Armen Petrossian sits in his large office, in a modest building in the 17th, in Paris, where his father and his uncle first brought to the Western world a special product called caviar. He is an expansive man, passionate about the sturgeon eggs he harvests in the Caspian Sea, brings to Paris and cures, in a meticulous, scrupulously controlled manner that involves a whole lot of tasting. He oversees this part of the empire, while his wife, Cecile, looks after the Michelin-starred restaurant Petrossian in the 6th, where the precious black eggs can be had in a variety of ways, with a variety of libations, but where also the smoked salmon, patés, foie gras, truffles, fresh breads and other items are sensational as well.

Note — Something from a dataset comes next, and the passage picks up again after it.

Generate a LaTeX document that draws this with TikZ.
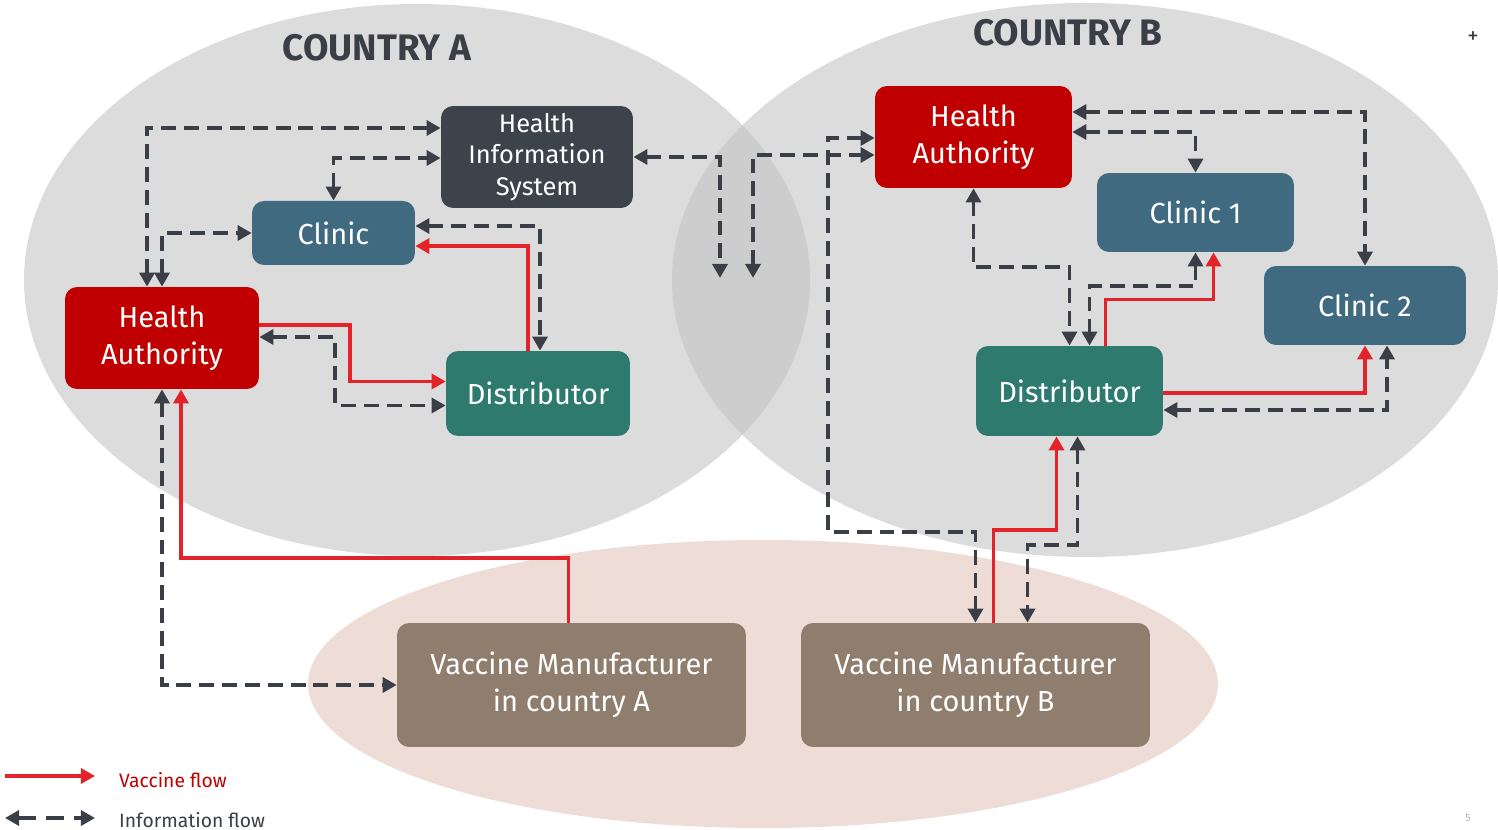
\documentclass[tikz,border=0pt]{standalone}
\usepackage{fontspec}
\setmainfont{Fira Sans}
\usetikzlibrary{positioning,calc,arrows.meta}
\definecolor{hared}{HTML}{C00000}
\definecolor{hisgray}{HTML}{3D434B}
\definecolor{clinblue}{HTML}{3F6A7F}
\definecolor{distteal}{HTML}{2E7A6F}
\definecolor{vmbrown}{HTML}{8F7E6E}
\definecolor{vaccred}{HTML}{E2242A}
\definecolor{infogray}{HTML}{3A3F47}
\definecolor{landgray}{HTML}{DCDCDC}
\definecolor{overgray}{HTML}{CDCDCD}
\definecolor{peach}{HTML}{EEDDD6}
\tikzset{
	box/.style={rounded corners=0.24cm, text=white, align=center, inner sep=0pt, font=\fontsize{16.5}{21}\selectfont},
	info/.style={draw=infogray, line width=2.1pt, dash pattern=on 8.5pt off 4.5pt, <->},
	vacc/.style={draw=vaccred, line width=2.1pt, ->},
	>={Triangle[length=8pt,width=8.5pt]}
}
\begin{document}
\begin{tikzpicture}[x=0.02cm,y=-0.02cm]
		\useasboundingbox[fill=white] (0,0) rectangle (1498,830);
		% regions
		\fill[peach] (763,684) ellipse [x radius=455, y radius=144];
		\fill[landgray] (417,280) ellipse [x radius=393, y radius=276];
		\fill[landgray] (1085,280) ellipse [x radius=413, y radius=277];
		\begin{scope}
			\clip (417,280) ellipse [x radius=393, y radius=276];
			\fill[overgray] (1085,280) ellipse [x radius=413, y radius=277];
		\end{scope}
		\node[font=\fontsize{21}{24}\selectfont\bfseries, text=infogray] (ttlA) at (377,48) {COUNTRY A};
		\node[font=\fontsize{21}{24}\selectfont\bfseries, text=infogray] (ttlB) at (1068,33) {COUNTRY B};
		
		% country A
		\node[box, fill=hisgray, minimum width=3.84cm, minimum height=2.04cm, font=\fontsize{14.5}{18}\selectfont] (his) at (537,157) {Health\\Information\\System};
		\node[box, fill=clinblue, minimum width=3.26cm, minimum height=1.28cm] (clinA) at (333.5,233) {Clinic};
		\node[box, fill=hared, minimum width=3.88cm, minimum height=2.04cm] (haA) at (162,338) {Health\\Authority};
		\node[box, fill=distteal, minimum width=3.68cm, minimum height=1.7cm] (distA) at (538,393.5) {Distributor};
		% country B
		\node[box, fill=hared, minimum width=3.94cm, minimum height=2.04cm] (haB) at (973.5,137) {Health\\Authority};
		\node[box, fill=clinblue, minimum width=3.94cm, minimum height=1.58cm] (clin1) at (1195.5,212.5) {Clinic 1};
		\node[box, fill=clinblue, minimum width=4.04cm, minimum height=1.58cm] (clin2) at (1365,305.5) {Clinic 2};
		\node[box, fill=distteal, minimum width=3.74cm, minimum height=1.8cm] (distB) at (1069.5,391) {Distributor};
		% manufacturers
		\node[box, fill=vmbrown, minimum width=6.98cm, minimum height=2.48cm] (vmA) at (571.5,685) {Vaccine Manufacturer\\in country A};
		\node[box, fill=vmbrown, minimum width=6.98cm, minimum height=2.48cm] (vmB) at (975.5,685) {Vaccine Manufacturer\\in country B};
		\coordinate (outA) at (720,278);
		\coordinate (inA) at (753,278);
		
		% information flow
		\draw[info] ($(haA.north)+(-15,0)$) |- ($(his.west)+(0,-29)$);
		\draw[info] (haA.north) |- (clinA.west);
		\draw[info] (clinA.north) |- ($(his.west)+(0,1)$);
		\draw[info] ($(clinA.east)+(0,-7)$) -| ($(distA.north)+(2,0)$);
		\draw[info] ($(haA.east)+(0,-1)$) -- ++(76,0) |- ($(distA.west)+(0,12)$);
		\draw[info] (haA.south) |- (vmA.west);
		\draw[info] (his.east) -| (outA);
		\draw[info] (inA) |- ($(haB.west)+(0,18)$);
		\draw[info] ($(haB.west)+(0,1)$) -- ++(-47,0) -- ++(0,394) -| (vmB.north);
		\draw[info] ($(haB.east)+(0,-25)$) -| (clin2.north);
		\draw[info] ($(haB.east)+(0,-5)$) -| (clin1.north);
		\draw[info] (haB.south) -- ++(0,79) -| (distB.north);
		\draw[info] (clin1.south) -- ++(0,34) -| ($(distB.north)+(20,0)$);
		\draw[info] ($(distB.east)+(0,19)$) -| ($(clin2.south)+(22,0)$);
		\draw[info] ($(distB.south)+(8,0)$) -- ++(0,109) -| ($(vmB.north)+(52,0)$);
		
		% vaccine flow
		\draw[vacc] ($(haA.east)+(0,-13)$) -- ++(91,0) |- ($(distA.west)+(0,-12)$);
		\draw[vacc] ($(distA.north)+(-10,0)$) |- ($(clinA.east)+(0,13)$);
		\draw[vacc] ($(vmA.north)+(-3,0)$) -- ++(0,-65) -| ($(haA.south)+(19,0)$);
		\draw[vacc] ($(vmB.north)+(18,0)$) -- ++(0,-93) -| ($(distB.south)+(-13,0)$);
		\draw[vacc] ($(distB.north)+(36,0)$) -- ++(0,-46) -| ($(clin1.south)+(18,0)$);
		\draw[vacc] ($(distB.east)+(0,2)$) -| (clin2.south);
		
		% legend
		\coordinate (lgv1) at (5,776);
		\coordinate (lgv2) at (95,776);
		\coordinate (lgi1) at (5,818);
		\coordinate (lgi2) at (95,818);
		\draw[vacc] (lgv1) -- (lgv2);
		\draw[info, dash pattern=on 10pt off 6pt] (lgi1) -- (lgi2);
		\node[anchor=west, text=hared, font=\fontsize{11}{13}\selectfont] (lgvt) at (113,780) {Vaccine flow};
		\node[anchor=west, text=infogray, font=\fontsize{11}{13}\selectfont] (lgit) at (113,820) {Information flow};
		\node[text=infogray, font=\fontsize{13}{15}\selectfont] (plus) at (1473,38) {+};
		\node[text=gray!60, font=\fontsize{6}{8}\selectfont] (pgno) at (1468,818) {5};
		
\end{tikzpicture}
\end{document}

Good thing, because Armen is concerned that the age of caviar, a little under a century old, is nearing its end. Petrossian has long supported endangered species initiatives in the Caspian region, but the task is daunting. The giant fish that provide the delicate eggs have been afflicted, partly with over-harvesting, though that has been rectified. The greater danger is polluted waters, and there may not be sufficient answers in sufficient time to save the Caspian sturgeon. The firm still personally chooses, on site, the freshest and highest quality caviar available, from its long association with Russian fisheries, and Armen says “There is always hope, of course”.
Dimitri Bourrigaut is General Manager of the company’s boutique adjacent to the Petrossian restaurant in New York City. He explains, as does Cecile, that the future is not strictly in caviar, but in a wide range of extremely high quality goods, all the way from the tiny spoon of caviar to gold-laced chocolates. “Especially the breads and pastries. We have the finest croissant in New York here.” He pores over his Sevruga, “My favourite, actually. I prefer it to Beluga, though that makes me an exception.” Caviar came to Paris with a wave of Russian aristocracy in the 1920s, and it was only a matter of time before New York and the New World caught on. Many restauranteurs now import their own caviar, and depending on the mega-wattage, may apply their own name to it. So the demand is not dissipating.
There are also new sources of delicacies, such as the French Baerii caviar, sourced from Siberian sturgeon, actually farm-raised. And Transmontanus caviar, from coastal California and the Pacific Northwest. Still, the world largely covets, and is willing to pay in the hundreds of dollars per ounce, for the royal trio: Beluga, Ossetra and Sevruga caviar. Each is unique, easily distinguished from the next by appearance, mouth feel, and of course taste. Armen is effusive about the quality control; “only have the freshest, the best, because even then it is a difficult process, to cure them just so. It makes all the difference in the world. And every shipment we take from Russia is different from all the rest.” He looks over at a picture of his father and his uncle. “They did it a certain way, then. I do it the same way now. It’s funny, but it used to be peasant food when they were growing up.”
Cecile Petrossian is brisk in serving the varieties, noting the complexities, how long each sample has been cured, why vodka and Champagne are ideal accompaniments, how caviar elevates everything from a crème fraîche atop a tea-smoked salmon fillet, to simple scrambled eggs. In each case, the flavour is intense, nearly a metaphor of freshness and salinity, the tiny eggs gently bursting to release a complex array of flavours. She insists on multiple samples of smoked salmon as well, so that a little tasting becomes a feast. Then out into the rainy Paris night, searching in vain for a cab, the wet walk welcome.